Needs to be implemented by subclasses.

__init__

__init__(stride: Annotated[int, Is[lambda x: x > 0]], save_directory: pathlib.Path | None = None, avoid_race_condition: bool = False) -> None

Initialize storage object with a stride and a save directory.

Parameters:

Name Type Description Default
stride int

Stride for saving every \(n-th\) sample

required
save_directory pathlib.Path | None

Path to save data to, on manual call or potentially automatically. Defaults to None.

None
avoid_race_condition bool

Ensure MPI thread safety. Makes only process 0 create a common directory to store results in. Defaults to False.

False

store

store(time: Real, data: npt.NDArray[np.floating], iteration_number: Annotated[int, Is[lambda x: x >= 0]]) -> None

Store current time and trajectory ensenmble in memory, if stride is reached.

Parameters:

Name Type Description Default
time Real

Current value of time variable of the stochastic process

required
data npt.NDArray[np.floating]

Trajectory data of size \(d_X \times N\)

required
iteration_number int

Iteration number of the calling integrator.

required

_create_thread_safe_directory

_create_thread_safe_directory(save_directory: pathlib.Path | None, avoid_race_condition: bool) -> None

Create directory for saving data, potentially in an MPI-safe manner.

save abstractmethod

save() -> None

Manual call to save in-memory data to disk.

Raises:

Type Description
NotImplementedError

Needs to be implemented by subclasses.

pysde.storages.NumpyStorage

Bases: BaseStorage

Storage object with simple Numpy backend.

Data in this storage object is not automatically flushed to disk, but can be stored manually in npz format using the save method.

Methods:

Name Description
save

Stack internal lists to numpy arrays and save to disk in compressed npz format.

values

Stack internal lists to numpy arrays and return time and trajectory arrays.

values property

values: tuple[npt.NDArray[np.floating], npt.NDArray[np.floating]]

Stack internal lists to numpy arrays and return time and trajectory arrays.

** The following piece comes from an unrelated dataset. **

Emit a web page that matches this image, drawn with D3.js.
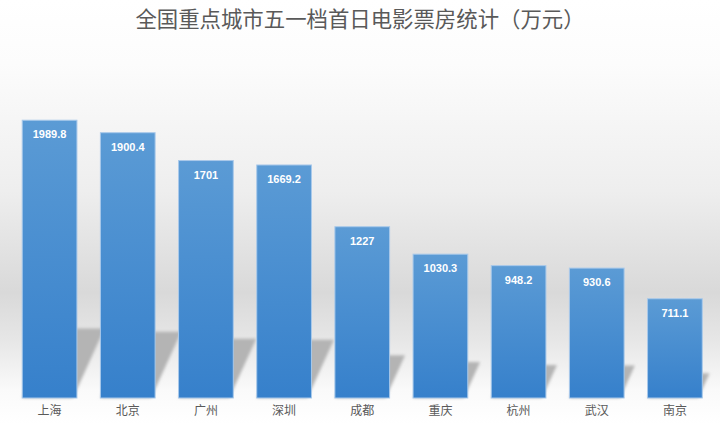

For \(M\) saved snapshots, return time array of shape \((M,)\) and data array of shape \((d_X, N, M)\).

save

save() -> None

Stack internal lists to numpy arrays and save to disk in compressed npz format.

For \(M\) saved snapshots, the time array has shape \((M,)\) and the data array has shape \((d_X, N, M)\).

pysde.storages.ZarrStorage

Bases: BaseStorage

Storage object with Zarr backend and chunkwise saving.

Zarr is a powerful storage backend inspired by the HDF5 format. It provides a numpy-like API while storing data on disk in a compressed and chunked format. This storage object saves data automatically to disk in regular intervals, making it suitable for SDE runs with large ensembles and/or long integration times. The data is stored in a Zarr group.

values property

values: tuple[zarr.Array, zarr.Array]

Return Zarr handles to time and trajectory data.

Numpy-like handles to time and trajectory data. For \(M\) saved snapshots, return time array of shape \((M,)\) and data array of shape \((d_X, N, M)\).

Raises:

Type Description
ValueError

Checks that internal storage has been initialized. This is done automatically when the first chunk of data is flushed to disk.

__init__

__init__(stride: Annotated[int, Is[lambda x: x > 0]], chunk_size: Annotated[int, Is[lambda x: x > 0]], save_directory: pathlib.Path) -> None

Initialize Zarr storage object with a stride, chunk size, and save directory.

Parameters:

Name Type Description Default
stride int

Stride for saving every \(n-th\) sample

required
chunk_size int

Number of snapshots to store in memory before flushing to disk

required
save_directory pathlib.Path

Path to save data to

required

store

store(time: Real, data: npt.NDArray[np.floating], iteration_number: Annotated[int, Is[lambda x: x >= 0]]) -> None

Store current time and trajectory ensemble in memory, if stride is reached.

If the local buffer is full, as defined by chunk_size, the data is flushed to disk.

Parameters:

Name Type Description Default
time Real

Current value of time variable of the stochastic process

required
data npt.NDArray[np.floating]

Trajectory data of size \(d_X \times N\)

required
iteration_number int

Iteration number of the calling integrator.

required

save

save() -> None

Flush remaining data to disk and clear the local buffer.

For \(M\) saved snapshots, the time array has shape \((M,)\) and the data array has shape \((d_X, N, M)\).

_save_to_disk

_save_to_disk() -> None

Stack internal lists to numpy arrays and save to Zarr storages on disk.

_init_storage_and_fill

_init_storage_and_fill(time_array: npt.NDArray[np.floating], data_array: npt.NDArray[np.floating]) -> None

Init Zarr storage and fill with initial time and trajectory data.